Emit the data below verbatim, stripping out any pictures.

##########

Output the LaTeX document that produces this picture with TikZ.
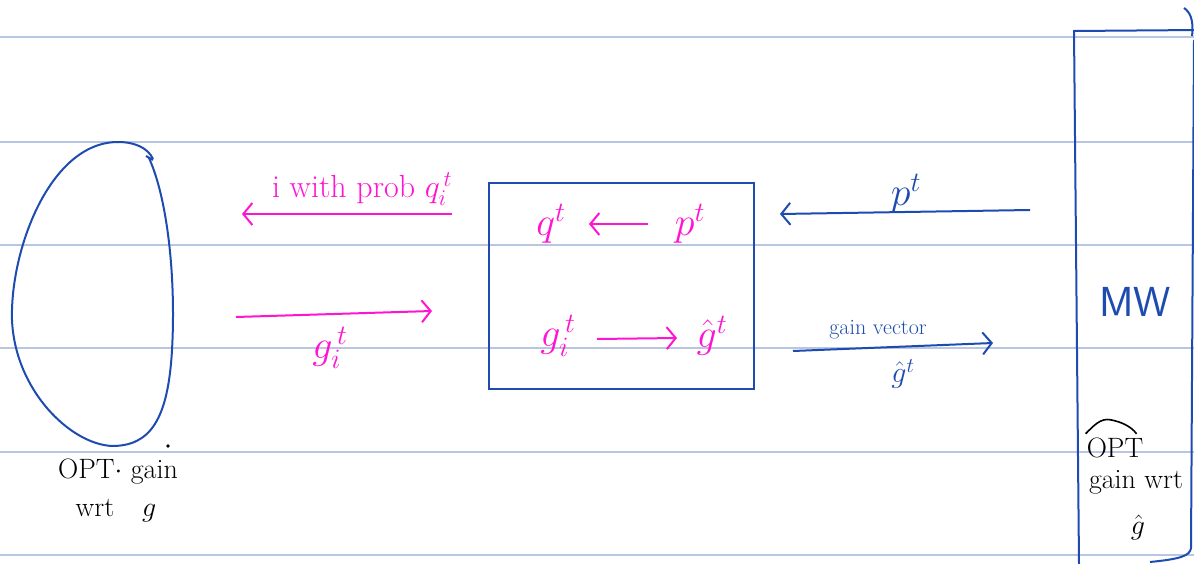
\RequirePackage{fix-cm}
\documentclass[tikz,border=0pt]{standalone}
\usetikzlibrary{arrows.meta}
\definecolor{ink}{RGB}{30,75,175}
\definecolor{hot}{RGB}{255,20,210}
\definecolor{ruleblue}{RGB}{184,198,226}
\begin{document}
\begin{tikzpicture}[x=1pt,y=-1pt,
  rule/.style={ruleblue,line width=1.3pt},
  pinkarrow/.style={hot,line width=2pt,-{Straight Barb[length=9pt,width=22pt,line width=2pt]}},
  bluearrow/.style={ink,line width=2pt,-{Straight Barb[length=9pt,width=22pt,line width=2pt]}},
  pinkmath/.style={hot,inner sep=0pt,font=\fontsize{40}{44}\selectfont},
  pinktext/.style={hot,inner sep=0pt,font=\fontsize{32}{36}\selectfont},
  bluemath/.style={ink,inner sep=0pt,font=\fontsize{40}{44}\selectfont},
  blacklabel/.style={black,inner sep=0pt,font=\fontsize{28}{32}\selectfont},
  boxstyle/.style={draw=ink,line width=2pt,inner sep=0pt}]
\useasboundingbox (0,0) rectangle (1194,564);
% ruled paper lines
\foreach \yy in {37,142,245,348,452,555} \draw[rule] (0,\yy) -- (1194,\yy);

% left blob (OPT)
\draw[ink,line width=2pt] (149,158)
  .. controls (168,200) and (176,280) .. (172,350)
  .. controls (168,420) and (150,446) .. (112,446)
  .. controls (70,444) and (15,390) .. (12,320)
  .. controls (10,250) and (50,142) .. (118,142)
  .. controls (135,142) and (148,148) .. (153,159);
\draw[ink,line width=2pt] (146,156) -- (153,160);
\fill (168,446) circle (1.8pt);
\node[blacklabel,anchor=base] (opt1) at (118,478) {OPT$\cdot$ gain};
\node[blacklabel,anchor=base] (opt2) at (116,516) {wrt\quad $g$};

% centre box
\node[boxstyle,minimum width=265pt,minimum height=205pt] (box) at (621,286) {};
\node[pinkmath] (q) at (551,224) {$q^t$};
\node[pinkmath] (p) at (690,224) {$p^t$};
\node[pinkmath] (gi) at (558,336) {$g_i^{\,t}$};
\node[pinkmath] (gh) at (712,336) {$\hat g^t$};
\draw[pinkarrow] (648,224) coordinate (pa) -- (589,224) coordinate (pb);
\draw[pinkarrow] (597,339) coordinate (ga) -- (677,338) coordinate (gb);

% left pink arrows
\coordinate (la1) at (452,214);
\coordinate (la2) at (242,214);
\draw[pinkarrow] (la1) -- (la2);
\node[pinktext,anchor=base] (withprob) at (362,198) {i with prob $q_i^{\,t}$};
\coordinate (ra1) at (236,317);
\coordinate (ra2) at (432,311);
\draw[pinkarrow] (ra1) -- (ra2);
\node[pinkmath] (gilab) at (330,348) {$g_i^{\,t}$};

% right blue arrows
\coordinate (ba1) at (1030,210);
\coordinate (ba2) at (780,214);
\draw[bluearrow] (ba1) -- (ba2);
\node[bluemath] (plab) at (906,194) {$p^t$};
\coordinate (bb1) at (793,351);
\coordinate (bb2) at (993,343);
\draw[bluearrow] (bb1) -- (bb2);
\node[ink,inner sep=0pt,font=\fontsize{22}{26}\selectfont] (gv) at (878,330) {gain vector};
\node[ink,inner sep=0pt,font=\fontsize{30}{34}\selectfont] (ghlab) at (903,374) {$\hat g^t$};

% MW box
\draw[ink,line width=2pt] (1192,36) .. controls (1194,20) and (1190,12) .. (1184,8);
\draw[ink,line width=2pt] (1200,30) -- (1074,31) -- (1079,564);
\draw[ink,line width=2pt] (1194,40) -- (1191,548) .. controls (1190,556) and (1180,559) .. (1150,562);
\node[ink,inner sep=0pt,font=\fontsize{42}{46}\selectfont\sffamily] (mw) at (1135,302) {MW};
\node[blacklabel] (opthat) at (1115,448) {OPT};
\draw[black,line width=1.6pt] (opthat.north west) ++(-1,-4) .. controls ++(8,-8) and ++(-10,-2) .. ++(25,-14)
  .. controls ++(10,2) and ++(-6,-8) .. ++(26,14);
\node[blacklabel] (gw) at (1136,482) {gain wrt};
\node[blacklabel] (ghat) at (1138,527) {$\hat g$};
\end{tikzpicture}
\end{document}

##########

▶ _COMPLETE RESPONSE_:
Output the LaTeX document that produces this picture with TikZ.
\RequirePackage{fix-cm}
\documentclass[tikz,border=0pt]{standalone}
\usetikzlibrary{arrows.meta}
\definecolor{ink}{RGB}{30,75,175}
\definecolor{hot}{RGB}{255,20,210}
\definecolor{ruleblue}{RGB}{184,198,226}
\begin{document}
\begin{tikzpicture}[x=1pt,y=-1pt,
  rule/.style={ruleblue,line width=1.3pt},
  pinkarrow/.style={hot,line width=2pt,-{Straight Barb[length=9pt,width=22pt,line width=2pt]}},
  bluearrow/.style={ink,line width=2pt,-{Straight Barb[length=9pt,width=22pt,line width=2pt]}},
  pinkmath/.style={hot,inner sep=0pt,font=\fontsize{40}{44}\selectfont},
  pinktext/.style={hot,inner sep=0pt,font=\fontsize{32}{36}\selectfont},
  bluemath/.style={ink,inner sep=0pt,font=\fontsize{40}{44}\selectfont},
  blacklabel/.style={black,inner sep=0pt,font=\fontsize{28}{32}\selectfont},
  boxstyle/.style={draw=ink,line width=2pt,inner sep=0pt}]
\useasboundingbox (0,0) rectangle (1194,564);
% ruled paper lines
\foreach \yy in {37,142,245,348,452,555} \draw[rule] (0,\yy) -- (1194,\yy);

% left blob (OPT)
\draw[ink,line width=2pt] (149,158)
  .. controls (168,200) and (176,280) .. (172,350)
  .. controls (168,420) and (150,446) .. (112,446)
  .. controls (70,444) and (15,390) .. (12,320)
  .. controls (10,250) and (50,142) .. (118,142)
  .. controls (135,142) and (148,148) .. (153,159);
\draw[ink,line width=2pt] (146,156) -- (153,160);
\fill (168,446) circle (1.8pt);
\node[blacklabel,anchor=base] (opt1) at (118,478) {OPT$\cdot$ gain};
\node[blacklabel,anchor=base] (opt2) at (116,516) {wrt\quad $g$};

% centre box
\node[boxstyle,minimum width=265pt,minimum height=205pt] (box) at (621,286) {};
\node[pinkmath] (q) at (551,224) {$q^t$};
\node[pinkmath] (p) at (690,224) {$p^t$};
\node[pinkmath] (gi) at (558,336) {$g_i^{\,t}$};
\node[pinkmath] (gh) at (712,336) {$\hat g^t$};
\draw[pinkarrow] (648,224) coordinate (pa) -- (589,224) coordinate (pb);
\draw[pinkarrow] (597,339) coordinate (ga) -- (677,338) coordinate (gb);

% left pink arrows
\coordinate (la1) at (452,214);
\coordinate (la2) at (242,214);
\draw[pinkarrow] (la1) -- (la2);
\node[pinktext,anchor=base] (withprob) at (362,198) {i with prob $q_i^{\,t}$};
\coordinate (ra1) at (236,317);
\coordinate (ra2) at (432,311);
\draw[pinkarrow] (ra1) -- (ra2);
\node[pinkmath] (gilab) at (330,348) {$g_i^{\,t}$};

% right blue arrows
\coordinate (ba1) at (1030,210);
\coordinate (ba2) at (780,214);
\draw[bluearrow] (ba1) -- (ba2);
\node[bluemath] (plab) at (906,194) {$p^t$};
\coordinate (bb1) at (793,351);
\coordinate (bb2) at (993,343);
\draw[bluearrow] (bb1) -- (bb2);
\node[ink,inner sep=0pt,font=\fontsize{22}{26}\selectfont] (gv) at (878,330) {gain vector};
\node[ink,inner sep=0pt,font=\fontsize{30}{34}\selectfont] (ghlab) at (903,374) {$\hat g^t$};

% MW box
\draw[ink,line width=2pt] (1192,36) .. controls (1194,20) and (1190,12) .. (1184,8);
\draw[ink,line width=2pt] (1200,30) -- (1074,31) -- (1079,564);
\draw[ink,line width=2pt] (1194,40) -- (1191,548) .. controls (1190,556) and (1180,559) .. (1150,562);
\node[ink,inner sep=0pt,font=\fontsize{42}{46}\selectfont\sffamily] (mw) at (1135,302) {MW};
\node[blacklabel] (opthat) at (1115,448) {OPT};
\draw[black,line width=1.6pt] (opthat.north west) ++(-1,-4) .. controls ++(8,-8) and ++(-10,-2) .. ++(25,-14)
  .. controls ++(10,2) and ++(-6,-8) .. ++(26,14);
\node[blacklabel] (gw) at (1136,482) {gain wrt};
\node[blacklabel] (ghat) at (1138,527) {$\hat g$};
\end{tikzpicture}
\end{document}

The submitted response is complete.